Modeling dynamic behavior of MDOF systems with multiple bilinear springs

Abstract

A computational scheme is presented in this paper to simulate dynamical behavior of multiple degrees of freedom (MDOF) systems with multiple bilinear springs. In the proposed scheme, a bilinear spring is modeled using by two parallel springs - a primary spring and a secondary spring. The primary spring is an ordinary linear spring having identical stiffness in tension and compression, and is active for tension and compression. The secondary spring, whose stiffness characterizes the bilinearity, is active only during compression. It is employed in connection with the Newmark integration method and the linear complementarity problem (LCP) formulation to obtain time-domain responses of dynamical systems with bilinear springs due to initial disturbances and harmonic excitations.

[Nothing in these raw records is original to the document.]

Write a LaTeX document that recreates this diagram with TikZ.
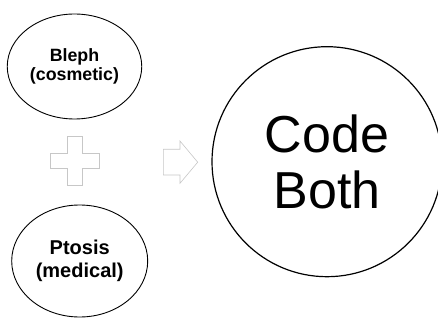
\documentclass[tikz,border=0pt]{standalone}
\usepackage{fontspec}
\setmainfont{Liberation Sans}
\usetikzlibrary{shapes.geometric}
\begin{document}
\begin{tikzpicture}[x=1pt,y=-1pt,
  oval/.style={ellipse,draw=black,line width=0.9pt,inner sep=0pt,align=center},
  smalltxt/.style={font=\fontsize{17.8}{19.5}\selectfont\bfseries},
  midtxt/.style={font=\fontsize{20}{22.5}\selectfont\bfseries},
  bigtxt/.style={font=\fontsize{52}{56}\selectfont},
  ghost/.style={draw=black!22,line width=0.6pt,fill=white}]
\useasboundingbox (0,0) rectangle (438,320);
\node[oval,smalltxt,minimum width=134.5pt,minimum height=105pt] (bleph) at (74.5,66.5) {Bleph\\(cosmetic)};
\node[oval,midtxt,minimum width=136pt,minimum height=112pt] (ptosis) at (79.7,261) {Ptosis\\(medical)};
\node[circle,draw=black,line width=1.2pt,inner sep=0pt,minimum size=230pt,align=center,bigtxt] (both) at (327,161.7) {Code\\Both};
% plus sign
\draw[ghost] (67.5,136.5) -- (82.5,136.5) -- (82.5,153.5) -- (99.5,153.5) -- (99.5,168.5) -- (82.5,168.5) -- (82.5,185.5) -- (67.5,185.5) -- (67.5,168.5) -- (50.5,168.5) -- (50.5,153.5) -- (67.5,153.5) -- cycle;
% arrow
\draw[ghost] (163.3,149.3) -- (180,149.3) -- (180,141) -- (197.7,162.2) -- (180,183.3) -- (180,175) -- (163.3,175) -- cycle;
\end{tikzpicture}
\end{document}
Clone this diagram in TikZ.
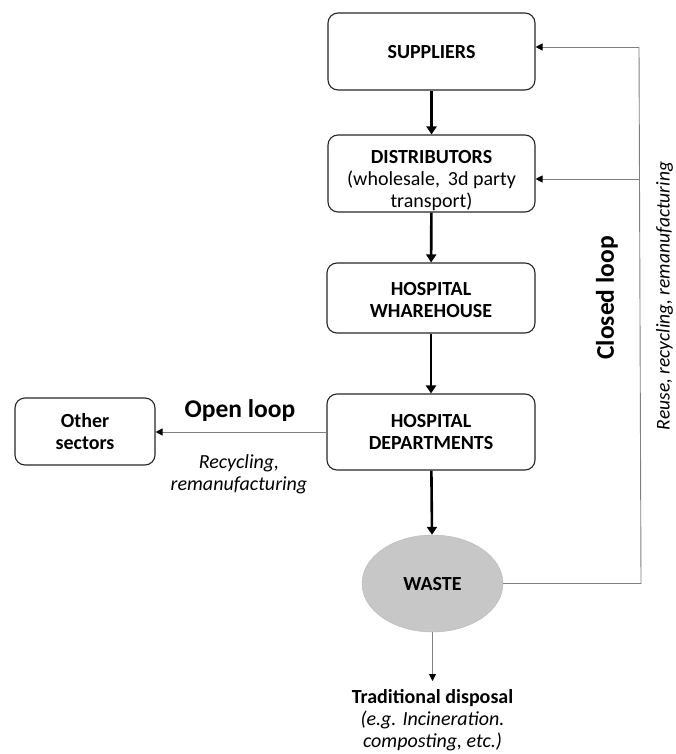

The scheme described in this paper is effective in dealing with the sudden transition from tension to compression and vice versa simultaneously for all bilinear springs. Numerical results for bilinear oscillators with finite bilinearity ratios and impact oscillators with an infinite bilinearity ratio show that the proposed bilinear spring model is accurate, generic and valid for bilinearity ratios ranging from zero to infinity. Orderly and chaotic behavior of viscously damped 3-DOF system under harmonic excitation is studied for a wide range of excitation frequencies and bilinear ratios to demonstrate the effectiveness and applicability of the proposed model for MDOF bilinear systems.